Instruction: Give the listing again character for character, but drop the images.

Raw data:
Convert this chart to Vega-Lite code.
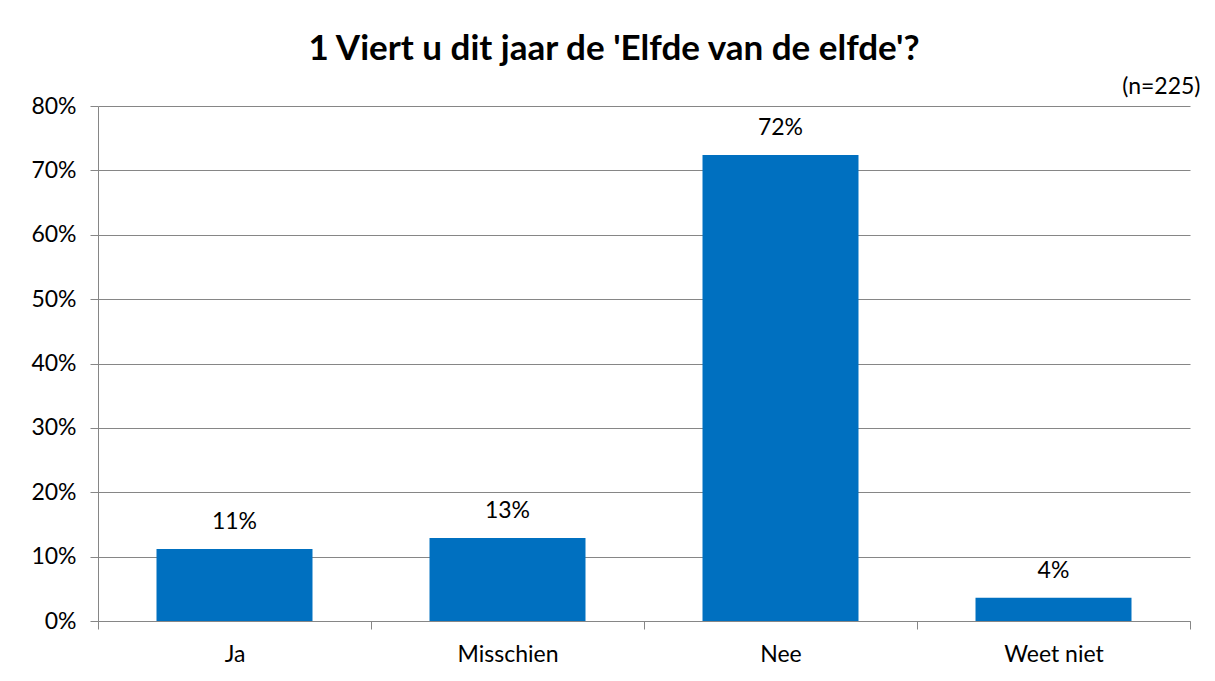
{
  "$schema": "https://vega.github.io/schema/vega-lite/v6.json",
  "width": 1092,
  "height": 515,
  "autosize": {"type": "none"},
  "padding": {"left": 98, "top": 106, "right": 25, "bottom": 60},
  "background": "white",
  "title": {
    "text": "1 Viert u dit jaar de 'Elfde van de elfde'?",
    "font": "Lato",
    "fontSize": 35,
    "fontWeight": "bold",
    "color": "black",
    "anchor": "middle",
    "dx": -30,
    "offset": 8
  },
  "data": {
    "values": [
      {"antwoord": "Ja", "pct": 0.112},
      {"antwoord": "Misschien", "pct": 0.129},
      {"antwoord": "Nee", "pct": 0.724},
      {"antwoord": "Weet niet", "pct": 0.036}
    ]
  },
  "encoding": {
    "x": {
      "field": "antwoord",
      "type": "nominal",
      "sort": null,
      "scale": {"paddingInner": 0, "paddingOuter": 0},
      "axis": {
        "orient": "bottom",
        "title": null,
        "labelAngle": 0,
        "labelFont": "Lato",
        "labelFontSize": 23,
        "labelColor": "black",
        "labelPadding": 14,
        "tickBand": "extent",
        "tickSize": 8,
        "tickColor": "#868686",
        "domainColor": "#868686",
        "grid": false
      }
    },
    "y": {
      "field": "pct",
      "type": "quantitative",
      "scale": {"domain": [0, 0.8]},
      "axis": {
        "title": null,
        "format": ".0%",
        "values": [0, 0.1, 0.2, 0.3, 0.4, 0.5, 0.6, 0.7, 0.8],
        "labelFont": "Lato",
        "labelFontSize": 23,
        "labelColor": "black",
        "labelPadding": 14,
        "tickSize": 8,
        "tickColor": "#868686",
        "domainColor": "#868686",
        "gridColor": "#868686",
        "grid": true
      }
    }
  },
  "layer": [
    {"mark": {"type": "bar", "color": "#0070C0", "width": {"band": 0.5714}}},
    {
      "mark": {"type": "text", "baseline": "bottom", "dy": -15, "font": "Lato", "fontSize": 23, "color": "black"},
      "encoding": {
        "text": {"field": "pct", "format": ".0%"},
        "x": {
          "field": "antwoord",
          "type": "nominal",
          "sort": null,
          "axis": {
            "orient": "top",
            "title": "(n=225)",
            "titleAnchor": "end",
            "titleAlign": "right",
            "titleX": 1102,
            "titleFont": "Lato",
            "titleFontSize": 23,
            "titleFontWeight": "normal",
            "titleColor": "black",
            "titlePadding": 8,
            "labels": false,
            "ticks": false,
            "domain": false,
            "grid": false
          }
        }
      }
    }
  ],
  "resolve": {"axis": {"x": "independent"}},
  "config": {"view": {"stroke": null}}
}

Full response:
Convert this chart to Vega-Lite code.
{
  "$schema": "https://vega.github.io/schema/vega-lite/v6.json",
  "width": 1092,
  "height": 515,
  "autosize": {"type": "none"},
  "padding": {"left": 98, "top": 106, "right": 25, "bottom": 60},
  "background": "white",
  "title": {
    "text": "1 Viert u dit jaar de 'Elfde van de elfde'?",
    "font": "Lato",
    "fontSize": 35,
    "fontWeight": "bold",
    "color": "black",
    "anchor": "middle",
    "dx": -30,
    "offset": 8
  },
  "data": {
    "values": [
      {"antwoord": "Ja", "pct": 0.112},
      {"antwoord": "Misschien", "pct": 0.129},
      {"antwoord": "Nee", "pct": 0.724},
      {"antwoord": "Weet niet", "pct": 0.036}
    ]
  },
  "encoding": {
    "x": {
      "field": "antwoord",
      "type": "nominal",
      "sort": null,
      "scale": {"paddingInner": 0, "paddingOuter": 0},
      "axis": {
        "orient": "bottom",
        "title": null,
        "labelAngle": 0,
        "labelFont": "Lato",
        "labelFontSize": 23,
        "labelColor": "black",
        "labelPadding": 14,
        "tickBand": "extent",
        "tickSize": 8,
        "tickColor": "#868686",
        "domainColor": "#868686",
        "grid": false
      }
    },
    "y": {
      "field": "pct",
      "type": "quantitative",
      "scale": {"domain": [0, 0.8]},
      "axis": {
        "title": null,
        "format": ".0%",
        "values": [0, 0.1, 0.2, 0.3, 0.4, 0.5, 0.6, 0.7, 0.8],
        "labelFont": "Lato",
        "labelFontSize": 23,
        "labelColor": "black",
        "labelPadding": 14,
        "tickSize": 8,
        "tickColor": "#868686",
        "domainColor": "#868686",
        "gridColor": "#868686",
        "grid": true
      }
    }
  },
  "layer": [
    {"mark": {"type": "bar", "color": "#0070C0", "width": {"band": 0.5714}}},
    {
      "mark": {"type": "text", "baseline": "bottom", "dy": -15, "font": "Lato", "fontSize": 23, "color": "black"},
      "encoding": {
        "text": {"field": "pct", "format": ".0%"},
        "x": {
          "field": "antwoord",
          "type": "nominal",
          "sort": null,
          "axis": {
            "orient": "top",
            "title": "(n=225)",
            "titleAnchor": "end",
            "titleAlign": "right",
            "titleX": 1102,
            "titleFont": "Lato",
            "titleFontSize": 23,
            "titleFontWeight": "normal",
            "titleColor": "black",
            "titlePadding": 8,
            "labels": false,
            "ticks": false,
            "domain": false,
            "grid": false
          }
        }
      }
    }
  ],
  "resolve": {"axis": {"x": "independent"}},
  "config": {"view": {"stroke": null}}
}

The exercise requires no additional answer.